- What is required:
Retype the listing below line for line, but only from the line with "What matplotlib code" down to the line with "v in line_values]", inclusive. Pictures stay out.

= = =

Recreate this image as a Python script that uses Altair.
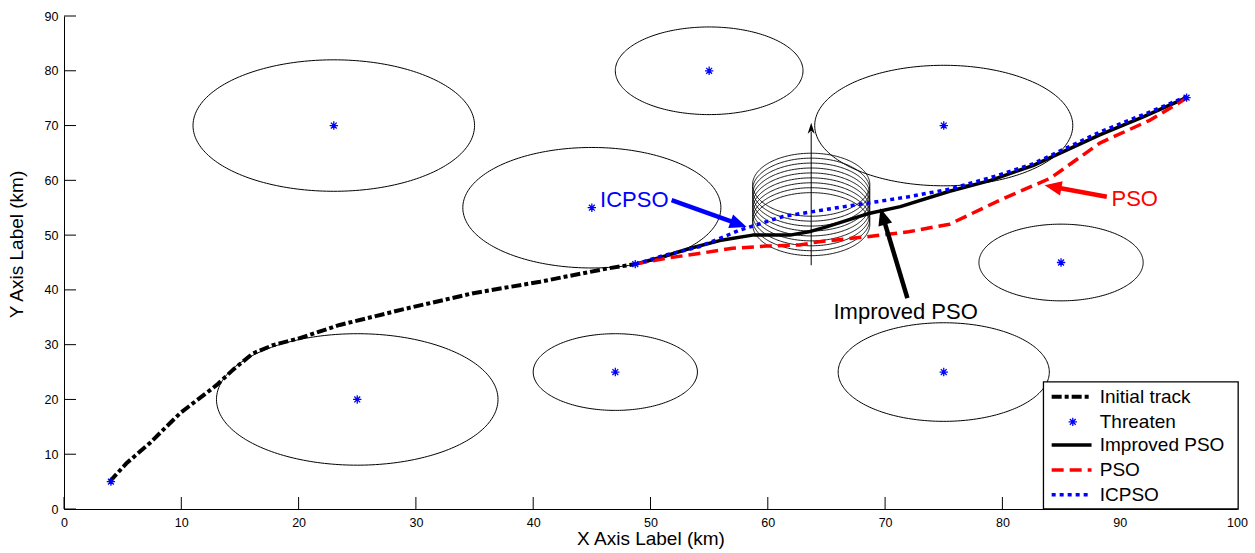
import altair as alt
import numpy as np
import pandas as pd

# ---------------- data ----------------
W, H = 1173, 493
XMAX, YMAX = 100, 90
SX, SY = W / XMAX, H / YMAX

threat_x = [23, 25, 47, 45, 55, 75, 75, 85]
threat_y = [70, 20, 25, 55, 80, 70, 25, 45]
threat_r = [12, 12, 7, 11, 8, 11, 9, 7]

waypoint_x = [4, 48.7, 95.7]
waypoint_y = [5, 44.7, 75.1]

init_x = [3.9, 5.3, 7.3, 9.9, 13.0, 14.4, 16.1, 17.8, 20.1, 23.5, 29.2, 34.9, 40.6, 46.3, 48.7]
init_y = [5.0, 8.3, 12.0, 17.5, 22.6, 25.4, 28.4, 29.9, 31.2, 33.6, 36.6, 39.4, 41.5, 43.9, 44.7]

ipso_x = [48.7, 51.0, 53.4, 55.9, 58.7, 61.9, 63.5, 65.0, 68.7, 71.3, 75.5, 79.0, 82.6, 88.3, 92.0, 95.7]
ipso_y = [44.7, 46.0, 47.6, 49.0, 50.0, 50.0, 50.6, 51.5, 54.0, 55.2, 58.0, 60.0, 62.7, 68.3, 71.6, 75.1]

pso_x = [48.7, 51.4, 54.0, 57.0, 59.9, 62.7, 64.4, 68.4, 72.0, 75.5, 79.8, 84.1, 88.3, 92.6, 95.4, 95.7]
pso_y = [44.7, 45.8, 46.6, 47.6, 48.0, 48.2, 48.8, 49.7, 50.6, 52.0, 56.4, 60.4, 66.8, 71.0, 74.6, 75.1]

icpso_x = [48.7, 51.0, 54.2, 57.6, 61.3, 63.0, 65.6, 69.3, 72.0, 75.5, 79.0, 82.6, 88.3, 92.6, 95.7]
icpso_y = [44.7, 46.2, 47.9, 50.9, 53.4, 54.0, 54.9, 56.1, 57.0, 58.4, 60.5, 63.0, 68.8, 72.5, 75.3]

cyl_cx = 63.7
cyl_rx = 5.0
cyl_ry = 5.75
cyl_levels = [52.0, 52.9, 53.8, 54.7, 55.6, 56.5, 57.4, 58.3, 59.2]
cyl_axis_y = [44.5, 70.5]

x_ticks = [0, 10, 20, 30, 40, 50, 60, 70, 80, 90, 100]
y_ticks = [0, 10, 20, 30, 40, 50, 60, 70, 80, 90]

# annotations: label, color, text x/y, arrow start x/y, arrow tip x/y
ann_label = ["ICPSO", "PSO", "Improved PSO"]
ann_color = ["#0000ff", "#ff0000", "#000000"]
ann_tx = [45.7, 89.3, 65.6]
ann_ty = [56.4, 56.6, 36.05]
ann_sx = [51.8, 88.9, 71.9]
ann_sy = [56.4, 57.0, 38.5]
ann_ex = [58.2, 83.6, 69.6]
ann_ey = [51.5, 59.1, 54.9]

legend_labels = ["Initial track", "Threaten", "Improved PSO", "PSO", "ICPSO"]
legend_rows_y = [20.5, 15.9, 11.7, 7.1, 2.6]
legend_box = dict(x=83.5, x2=100.1, y=0, y2=23.2)
legend_line_x = [84.2, 87.6]
legend_star_x = 86.0
legend_text_x = 88.3

FONT = "Liberation Sans"
BLACK, RED, BLUE = "#000000", "#ff0000", "#0000ff"
STAR = "M-1,0L1,0M0,-1L0,1M-0.7,-0.7L0.7,0.7M-0.7,0.7L0.7,-0.7"

# ---------------- scales / axes ----------------
xs = alt.Scale(domain=[0, XMAX], nice=False, zero=False)
ys = alt.Scale(domain=[0, YMAX], nice=False, zero=False)
xaxis = alt.Axis(title="X Axis Label (km)", values=x_ticks, tickSize=0, grid=False,
                 domainColor="black", domainWidth=1, labelColor="black", labelFont=FONT,
                 labelFontSize=12.5, labelPadding=7, labelFlush=False, labelOverlap=False,
                 titleFont=FONT, titleFontSize=19, titleFontWeight="normal", titleColor="black",
                 titleBaseline="top", titleY=20)
yaxis = alt.Axis(title="Y Axis Label (km)", values=y_ticks, tickSize=0, grid=False,
                 domainColor="black", domainWidth=1, labelColor="black", labelFont=FONT,
                 labelFontSize=12.5, labelPadding=6, labelFlush=False, labelOverlap=False,
                 titleFont=FONT, titleFontSize=19, titleFontWeight="normal", titleColor="black",
                 titleAngle=-90, titleBaseline="middle", titleX=-48, titleY=228)


def X(f="x"):
    return alt.X(f, type="quantitative", scale=xs, axis=xaxis)


def Y(f="y"):
    return alt.Y(f, type="quantitative", scale=ys, axis=yaxis)


layers = []

# threat circles
rows = []
th = np.linspace(0, 2 * np.pi, 241)
for k, (cx, cy, r) in enumerate(zip(threat_x, threat_y, threat_r)):
    for i, t in enumerate(th):
        rows.append({"id": k, "i": i, "x": cx + r * np.cos(t), "y": cy + r * np.sin(t)})
circles = pd.DataFrame(rows)
layers.append(alt.Chart(circles).mark_line(color=BLACK, strokeWidth=1).encode(
    x=X(), y=Y(), detail="id:N", order="i:Q"))

# cylinder rings
rows = []
for k, lv in enumerate(cyl_levels):
    for i, t in enumerate(th):
        rows.append({"id": k, "i": i, "x": cyl_cx + cyl_rx * np.cos(t), "y": lv + cyl_ry * np.sin(t)})
rings = pd.DataFrame(rows)
layers.append(alt.Chart(rings).mark_line(color=BLACK, strokeWidth=0.9).encode(
    x=X(), y=Y(), detail="id:N", order="i:Q"))


def arrow(sx, sy, ex, ey, color, width, head_len, head_path):
    dxp = (ex - sx) * SX
    dyp = -(ey - sy) * SY
    L = np.hypot(dxp, dyp)
    ux, uy = dxp / L, dyp / L
    bx = ex - ux * head_len * 0.8 / SX
    by = ey + uy * head_len * 0.8 / SY
    ang = float(np.degrees(np.arctan2(dxp, -dyp))) % 360
    seg = pd.DataFrame({"x": [sx], "y": [sy], "x2": [bx], "y2": [by]})
    tip = pd.DataFrame({"x": [ex], "y": [ey]})
    r = alt.Chart(seg).mark_rule(color=color, strokeWidth=width, strokeCap="butt").encode(
        x=X(), y=Y(), x2="x2:Q", y2="y2:Q")
    p = alt.Chart(tip).mark_point(shape=head_path, filled=True, fill=color, color=color,
                                  opacity=1, strokeWidth=0, size=(2 * head_len) ** 2,
                                  angle=ang).encode(x=X(), y=Y())
    return [r, p]


# cylinder vertical arrow
layers += arrow(cyl_cx, cyl_axis_y[0], cyl_cx, cyl_axis_y[1], BLACK, 1, 11,
                "M0,0L-0.32,1L0,0.72L0.32,1Z")


def track(xv, yv, color, width, dash=None):
    df = pd.DataFrame({"x": xv, "y": yv, "i": range(len(xv))})
    kw = dict(color=color, strokeWidth=width, strokeCap="butt", strokeJoin="round")
    if dash:
        kw["strokeDash"] = dash
    return alt.Chart(df).mark_line(**kw).encode(x=X(), y=Y(), order="i:Q")


DASH_INIT = [10, 3, 4, 3]
DASH_PSO = [12, 6]
DASH_IC = [4, 4]
layers.append(track(init_x, init_y, BLACK, 4, DASH_INIT))
layers.append(track(ipso_x, ipso_y, BLACK, 3.5))
layers.append(track(pso_x, pso_y, RED, 3.5, DASH_PSO))
layers.append(track(icpso_x, icpso_y, BLUE, 3.5, DASH_IC))

# threat / waypoint stars
stars = pd.DataFrame({"x": threat_x + waypoint_x, "y": threat_y + waypoint_y})
layers.append(alt.Chart(stars).mark_point(shape=STAR, filled=False, color=BLUE,
                                          strokeWidth=1.3, size=70, opacity=1).encode(x=X(), y=Y()))

# annotations
for lab, col, tx, ty, sx, sy, ex, ey in zip(ann_label, ann_color, ann_tx, ann_ty,
                                             ann_sx, ann_sy, ann_ex, ann_ey):
    layers += arrow(sx, sy, ex, ey, col, 4.5, 17, "M0,0L-0.42,1L0.42,1Z")
    tdf = pd.DataFrame({"x": [tx], "y": [ty], "t": [lab]})
    layers.append(alt.Chart(tdf).mark_text(font=FONT, fontSize=22, color=col, align="left",
                                           baseline="middle").encode(x=X(), y=Y(), text="t:N"))

# inward ticks
xt = pd.DataFrame({"x": x_ticks})
layers.append(alt.Chart(xt).mark_rule(color=BLACK, strokeWidth=1).encode(
    x=X(), y=alt.value(H), y2=alt.value(H - 12)))
yt = pd.DataFrame({"y": y_ticks})
layers.append(alt.Chart(yt).mark_rule(color=BLACK, strokeWidth=1).encode(
    y=Y(), x=alt.value(0), x2=alt.value(12)))

# legend
lb = pd.DataFrame([legend_box])
layers.append(alt.Chart(lb).mark_rect(fill="white", stroke=BLACK, strokeWidth=1.3).encode(
    x=X(), x2="x2:Q", y=Y(), y2="y2:Q"))
styles = [(BLACK, 4, DASH_INIT), None, (BLACK, 3.5, None), (RED, 3.5, DASH_PSO), (BLUE, 3.5, DASH_IC)]
for ly, st in zip(legend_rows_y, styles):
    if st is None:
        sdf = pd.DataFrame({"x": [legend_star_x], "y": [ly]})
        layers.append(alt.Chart(sdf).mark_point(shape=STAR, filled=False, color=BLUE,
                                                strokeWidth=1.3, size=70, opacity=1).encode(x=X(), y=Y()))
    else:
        col, wdt, dash = st
        layers.append(track(legend_line_x, [ly, ly], col, wdt, dash))
ltxt = pd.DataFrame({"x": [legend_text_x] * 5, "y": legend_rows_y, "t": legend_labels})
layers.append(alt.Chart(ltxt).mark_text(font=FONT, fontSize=19, color=BLACK, align="left",
                                        baseline="middle").encode(x=X(), y=Y(), text="t:N"))

chart = alt.layer(*layers).properties(
    width=W, height=H,
    autosize=alt.AutoSizeParams(type="none"),
    padding={"left": 64, "top": 16, "right": 18, "bottom": 44},
    background="white",
).configure_view(stroke=None)

chart.save("out.html", embed_options={"renderer": "svg", "actions": False})
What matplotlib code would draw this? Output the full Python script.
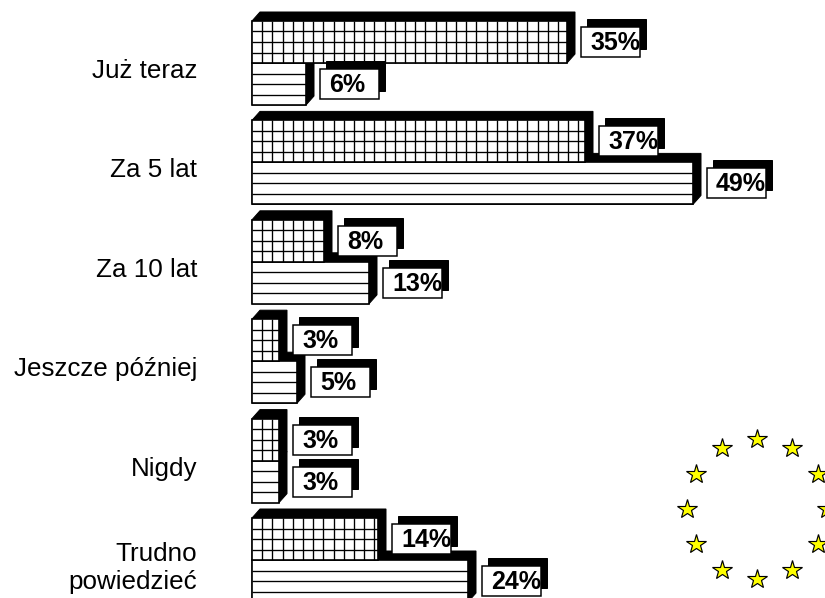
import matplotlib
matplotlib.use("Agg")
import matplotlib.pyplot as plt
from matplotlib.patches import Polygon, Rectangle
from matplotlib.collections import LineCollection
import numpy as np

# ---- data ----
categories = ["Już teraz", "Za 5 lat", "Za 10 lat", "Jeszcze później", "Nigdy",
              "Trudno\npowiedzieć"]
grid_values = [35, 37, 8, 3, 3, 14]     # upper (checkered) bars
line_values = [6, 49, 13, 5, 3, 24]     # lower (striped) bars
value_labels_grid = [f"{v}%" for v in grid_values]
value_labels_line = [f"{v}%" for v in line_values]

# ---- layout (pixels) ----
W, H, DPI = 825, 598, 120
PX_PER_PCT = 9.0
X0_PX = 252
ROW_PX = 99.4
Y0_PX = 63

plt.rcParams["font.family"] = ["Liberation Sans", "DejaVu Sans"]

fig = plt.figure(figsize=(W / DPI, H / DPI), dpi=DPI)
ax = fig.add_axes([0, 0, 1, 1])
ax.set_xlim(-X0_PX / PX_PER_PCT, (W - X0_PX) / PX_PER_PCT)
ax.set_ylim((H - Y0_PX) / ROW_PX, -Y0_PX / ROW_PX)
ax.axis("off")


def px(p):
    return p / PX_PER_PCT


def py(p):
    return p / ROW_PX


n = len(categories)
yc = np.arange(n, dtype=float)
bar_h = py(42)
dx, dy = px(8), py(9)
LW_PATTERN = 0.8


def extrusion(x1, ytop, ybot, z):
    pts = [(0, ybot), (0, ytop), (dx, ytop - dy), (x1 + dx, ytop - dy),
           (x1 + dx, ybot - dy), (x1, ybot)]
    ax.add_patch(Polygon(pts, closed=True, fc="black", ec="black", lw=0.6, zorder=z))


def pattern(v, ytop, ybot, vertical, z):
    segs = []
    for k in (1, 2, 3):
        yy = ytop + (ybot - ytop) * k / 4
        segs.append([(0, yy), (v, yy)])
    if vertical:
        step = px(10.2)
        xx = step
        while xx < v - px(2):
            segs.append([(xx, ytop), (xx, ybot)])
            xx += step
    ax.add_collection(LineCollection(segs, colors="black", linewidths=LW_PATTERN,
                                     zorder=z))


# lower striped bars
for y, v in zip(yc, line_values):
    extrusion(v, y, y + bar_h, 1)
ax.barh(yc + bar_h / 2, line_values, height=bar_h, left=0, color="white",
        edgecolor="black", linewidth=1.0, zorder=2)
for y, v in zip(yc, line_values):
    pattern(v, y, y + bar_h, False, 2.5)

# upper checkered bars
for y, v in zip(yc, grid_values):
    extrusion(v, y - bar_h, y, 3)
ax.barh(yc - bar_h / 2, grid_values, height=bar_h, left=0, color="white",
        edgecolor="black", linewidth=1.0, zorder=4)
for y, v in zip(yc, grid_values):
    pattern(v, y - bar_h, y, True, 4.5)


def value_box(v, ycen, label):
    left = v + px(14)
    w, h = px(59), py(30)
    ax.add_patch(Rectangle((left + px(6), ycen - h / 2 - py(8)), w, h,
                           fc="black", ec="black", lw=0.6, zorder=5))
    ax.add_patch(Rectangle((left, ycen - h / 2), w, h,
                           fc="white", ec="black", lw=0.9, zorder=6))
    ax.text(left + px(9), ycen + py(1), label, ha="left", va="center",
            fontsize=15, fontweight="bold", color="black", zorder=7)


for y, v, lab in zip(yc, grid_values, value_labels_grid):
    value_box(v, y - bar_h / 2, lab)
for y, v, lab in zip(yc, line_values, value_labels_line):
    value_box(v, y + bar_h / 2, lab)

# category labels
for y, cat in zip(yc, categories):
    ax.text(px(197 - X0_PX), y + py(8), cat, ha="right", va="center",
            multialignment="right", fontsize=15.6, color="black", linespacing=1.25)

# EU stars logo
cx, cy, r = px(757 - X0_PX), py(509 - Y0_PX), 70
ang = np.deg2rad(np.arange(12) * 30)
ax.plot(cx + px(r) * np.cos(ang), cy - py(r) * np.sin(ang), ls="none",
        marker="*", ms=12, mfc="#FFFF00", mec="black", mew=0.7, zorder=8,
        clip_on=True)

fig.savefig("out.png", dpi=DPI, facecolor="white")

= = =

- Written answer:
What matplotlib code would draw this? Output the full Python script.
import matplotlib
matplotlib.use("Agg")
import matplotlib.pyplot as plt
from matplotlib.patches import Polygon, Rectangle
from matplotlib.collections import LineCollection
import numpy as np

# ---- data ----
categories = ["Już teraz", "Za 5 lat", "Za 10 lat", "Jeszcze później", "Nigdy",
              "Trudno\npowiedzieć"]
grid_values = [35, 37, 8, 3, 3, 14]     # upper (checkered) bars
line_values = [6, 49, 13, 5, 3, 24]     # lower (striped) bars
value_labels_grid = [f"{v}%" for v in grid_values]
value_labels_line = [f"{v}%" for v in line_values]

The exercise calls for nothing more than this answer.